$GL(n, \mathbb{C})$ is isomorphic to a subgroup of $GL(2n, \mathbb{R})$

Question

Prove that $GL(n, \mathbb{C})$ is isomorphic to a subgroup of $GL(2n, \mathbb{R})$.

My Proof:

For an $A \in GL(2, \mathbb{C})$, $$ A = \begin{bmatrix} a+bi &c+di \\ e+fi & g+hi \end{bmatrix} =
\begin{bmatrix} a &c \\ e & g \end{bmatrix} + i \begin{bmatrix} b & d \\ f & h \end{bmatrix} .$$
It follows that $ GL(n, \mathbb{C})$ is a subset of $GL(2, \mathbb{R}) \oplus GL(2, \mathbb{R})$. (it is a subset because the condition that $\det A \neq 0$ puts more restrictions on the elements of $A$ than the condition that the two little matrices are invertible.)

Thus the result holds for $n=2$.

Can this argument be generalized to any $n$?

The hint was to use group actions, of $GL(n, \mathbb{C})$ on $GL(2n, \mathbb{R})$, using the fact that $\mathbb{C}^n \cong \mathbb{R}^{2n}$. I don't understand why a group action would be helpful?

Answer 1

I'd like to expand on a piece of Jim's answer:

Recall that a linear action of $G$ on a vector space $V$ gives a homomorphism $G \to GL(V)$. If $V$ is $d$-dimensional over $\mathbb R$ then picking a basis gives an isomorphism $GL(V) \simeq GL_d(\mathbb R)$. Since $GL_n(\mathbb C)$ acts on $\mathbb C^n \simeq \mathbb R^{2n}$ this would give a homomorphism $GL_n(\mathbb C) \to GL_{2n}(\mathbb R)$.

Let's consider in detail the case of $n=2$. We begin by selecting a basis for the real-vector space $\Bbb C^{2}$: $$ \mathcal B = \{v_1,v_2,v_3,v_4\} = \{(1,0),(i,0),(0,1),(0,i)\}. $$ Now, suppose that we are given a matrix $$ A = \pmatrix{b_{11} & b_{12}\\b_{21} & b_{22}} + i\pmatrix{c_{11} & c_{12}\\ c_{21} & c_{22}}. $$ The referenced isomorphism from $GL_2(\Bbb C)$ to $GL_{4}(\Bbb R)$ that comes from picking a basis is the map that produces the matrix of the transformation $x \mapsto Ax$ relative to $\mathcal B$.

We can see what this matrix looks like by seeing what $x \mapsto Ax$ does to each column-vector.
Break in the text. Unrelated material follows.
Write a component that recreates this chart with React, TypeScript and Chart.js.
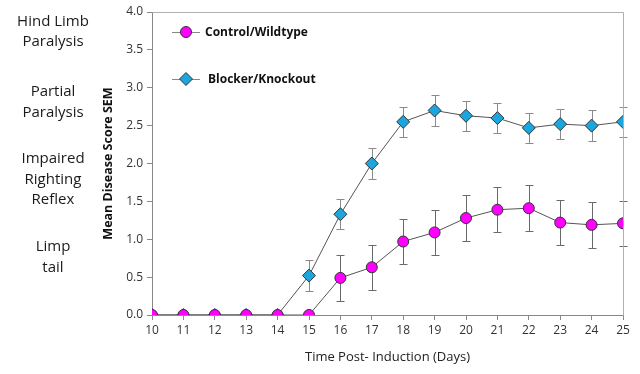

For instance, we have $$ Av_1 = \left(\pmatrix{b_{11} & b_{12}\\b_{21} & b_{22}} + i\pmatrix{c_{11} & c_{12}\\ c_{21} & c_{22}}\right) \pmatrix{1\\0} \\ = \pmatrix{b_{11} + c_{11}i\\ b_{21} + c_{21}i} = b_{11}v_1 + c_{11}v_2 + b_{21}v_3 + c_{21} v_4 $$ and can therefore see that the first column of the matrix of $x \mapsto Ax$ should be $(b_{11}, c_{11},b_{21},c_{21})^T$. Proceeding in a like fashion, we can see that the full matrix for this map will be $$ \left[\begin{array}{cc|cc}b_{11} & -c_{11} & b_{12} & -c_{12}\\ c_{11} & b_{11} & c_{12} & b_{12}\\ \hline b_{21} & -c_{21} & b_{22} & -c_{22}\\ c_{21} & b_{21} & c_{22} & b_{22}\\ \end{array}\right] $$ In other words, one version of the isomorphism that you're looking for is $$ \pmatrix{b_{11} & b_{12}\\b_{21} & b_{22}} + i\pmatrix{c_{11} & c_{12}\\ c_{21} & c_{22}} \mapsto \pmatrix{b_{11} & -c_{11} & b_{12} & -c_{12}\\ c_{11} & b_{11} & c_{12} & b_{12}\\ b_{21} & -c_{21} & b_{22} & -c_{22}\\ c_{21} & b_{21} & c_{22} & b_{22}\\}. $$